Poorly pixelated avatars of Meta’s Mark Zuckerberg are not setting pulses racing © Mark Zuckerberg’s metaverse selfie

Thirty years ago, the science fiction writer Neal Stephenson invented the concept of the metaverse. Now, he is intent on building it in real life. We must hope his constructive feats are more uplifting than his imaginary fears — the metaverse he depicted in 1992’s Snow Crash was an escape hatch into an alternative virtual world from the hellscape of 21st-century Los Angeles. The novel’s main character, Hiro Protagonist, lived in a shipping container, worked as a pizza delivery driver and tried to survive in a brutal anarcho-capitalist world disfigured by menacing monopolists, economic collapse and environmental degradation.

Yet in a video call from his home in Seattle, in which he spells out his current thinking on the metaverse, Stephenson expounds a much cheerier theory about the future uses of technology. “Snow Crash is both a dystopian novel and a parody of dystopian novels,” he says. “And I am increasingly of the view that technologies, with a few notable exceptions, aren’t really dystopian or utopian; people are.”

Whether the metaverse is a good or a bad thing will depend on how we develop and use it. Stephenson sees the real-life metaverse — as opposed to his fictional creation — emerging as the next big computing platform, a kind of next generation “3D internet”. He is excited by its possibilities as a deeply immersive new means of communication and entertainment that will open up “new categories of experiences”. But the metaverse will only fully flourish if it is decentralised, interoperable and not dominated by a few giant corporations, as the current internet has been. He himself is working on the latter problem, attempting to build “the base layer for an open metaverse”.

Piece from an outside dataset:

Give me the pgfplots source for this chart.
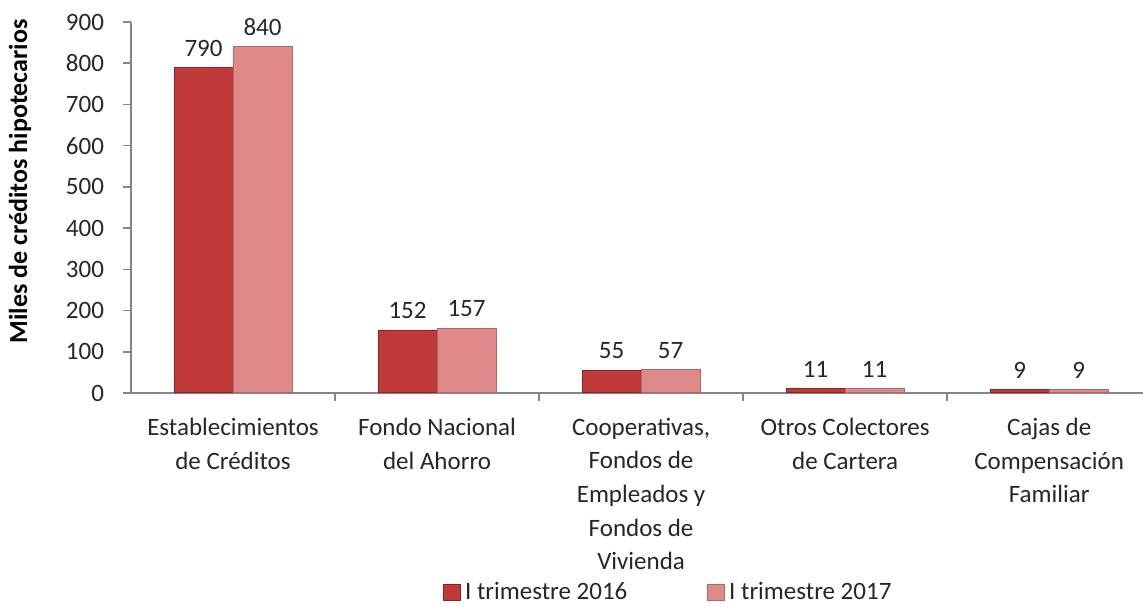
\documentclass[border=0pt]{standalone}
\usepackage{fontspec}
\setmainfont{Carlito}
\usepackage{pgfplots}
\pgfplotsset{compat=1.18}
\definecolor{c16}{RGB}{192,57,57}
\definecolor{c16d}{RGB}{140,35,35}
\definecolor{c17}{RGB}{222,138,138}
\definecolor{c17d}{RGB}{175,105,105}
\definecolor{axgray}{RGB}{134,134,134}
\definecolor{txt}{RGB}{38,38,38}
\newcommand{\lf}{\fontsize{12.5}{16.8}\selectfont}
\begin{document}
\begin{tikzpicture}
\begin{axis}[
  name=ax,
  scale only axis,
  width=506pt, height=185.5pt,
  xmin=-0.5, xmax=4.46,
  ymin=0, ymax=900,
  ybar=0pt, bar width=29.5pt,
  ytick={0,100,...,900},
  xtick={0,1,2,3,4},
  xticklabels={{Establecimientos\\de Créditos},{Fondo Nacional\\del Ahorro},{Cooperativas,\\Fondos de\\Empleados y\\Fondos de\\Vivienda},{Otros Colectores\\de Cartera},{Cajas de\\Compensación\\Familiar}},
  minor xtick={0.5,1.5,2.5,3.5},
  axis lines*=left,
  axis line style={axgray, line width=0.8pt},
  major x tick style={draw=none},
  minor x tick style={axgray, line width=0.8pt},
  y tick style={axgray, line width=0.8pt},
  tick align=outside,
  major tick length=4pt, minor tick length=4pt,
  ticklabel style={font=\lf, text=txt},
  yticklabel style={xshift=-6pt},
  xticklabel style={align=center, anchor=north, yshift=-5pt},
  /pgf/number format/assume math mode=true,
  nodes near coords,
  nodes near coords style={font=\lf, text=txt, yshift=2pt},
  legend style={at={(0.532,-0.538)}, anchor=center, draw=none, fill=none, font=\lf, text=txt, legend columns=2,
    /tikz/every even column/.append style={column sep=38pt}},
  legend cell align=left,
]
\addplot[fill=c16, draw=c16d, line width=0.5pt,
  legend image code/.code={\draw[fill=c16, draw=c16d] (0pt,-4.2pt) rectangle (8.4pt,4.2pt);}]
  coordinates {(0,790) (1,152) (2,55) (3,11) (4,9)};
\addlegendentry{I trimestre 2016}
\addplot[fill=c17, draw=c17d, line width=0.5pt,
  legend image code/.code={\draw[fill=c17, draw=c17d] (0pt,-4.2pt) rectangle (8.4pt,4.2pt);}]
  coordinates {(0,840) (1,157) (2,57) (3,11) (4,9)};
\addlegendentry{I trimestre 2017}
\end{axis}
\node[rotate=90, font=\fontsize{13}{15}\selectfont\bfseries, text=black] at ([xshift=-55.5pt, yshift=13pt]ax.west) {Miles de créditos hipotecarios};
\pgfresetboundingbox
\path[use as bounding box] ([xshift=-65.5pt, yshift=-107pt]ax.south west) rectangle ([yshift=11pt]ax.north east);
\end{tikzpicture}
\end{document}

Mere mention of the metaverse nowadays is enough to provoke eye-rolling mockery. Meta (formerly known as Facebook) has tied its corporate reputation to the idea’s evolution and has bet more than $10bn on reinventing virtual reality. For the moment, though, poorly pixelated avatars of founder Mark Zuckerberg are not setting pulses racing.

Still, others are shouting about the metaverse’s longer term potential too. In March, Citi forecast that 5bn people might be using the metaverse by the end of this decade, transforming commerce, art, media, advertising and healthcare. CB Insights also predicts the metaverse could be a $1tn market by the end of the decade.

Stephenson says he is not paying much attention to what the big corporations are doing. Instead, he is focusing on the creative possibilities being explored by an expanding army of games developers using increasingly powerful engines. The games industry, he believes, has already introduced billions of players to new experiences in three-dimensional virtual worlds and thereby created a huge market. Out of all that intellectual ferment, the future metaverse will evolve.

Although coy about the details, Stephenson is developing his own experiences in the metaverse; a kind of multi-modal prequel, or sequel, to Snow Crash. He dismisses those who see computer games as no more than escapist fantasy. Every society since the dawn of time has sought distraction and entertainment, albeit in different forms, he insists. Neanderthals painted cave walls while the 19th-century bourgeoisie listened to grand operas and now we play computer games. “Why the hell were they painting walls when they could have been out stabbing mammoths?” 

One of the big issues for the metaverse will be how to ensure all these different worlds interact. Several companies are working on that challenge including Lamina1, a blockchain start-up where Stephenson is chair and chief creative officer. These companies are aiming to provide the underlying infrastructure, smart contracts and payments systems that will make the metaverse interoperable. So, for example, in future it will be possible for users to transport their avatars from one domain to another, taking their virtual identities and possessions with them — although they may have to check their lightsabres at the door if they enter a medieval role-playing game.

As with many blockchain companies, it is not entirely clear how Lamina1 will make money. Can Stephenson turn prophecy into profit? He is the first to acknowledge that it is hard to anticipate the future. “The reason that entertainment is such a fascinating industry is that you never know,” he says. “Not even the best informed people can predict what it’s going to be.” He seems convinced that something fascinating is finally emerging in the metaverse, 30 years after he imagined the concept. But as ever with the creative process, it may require a temporary suspension of disbelief.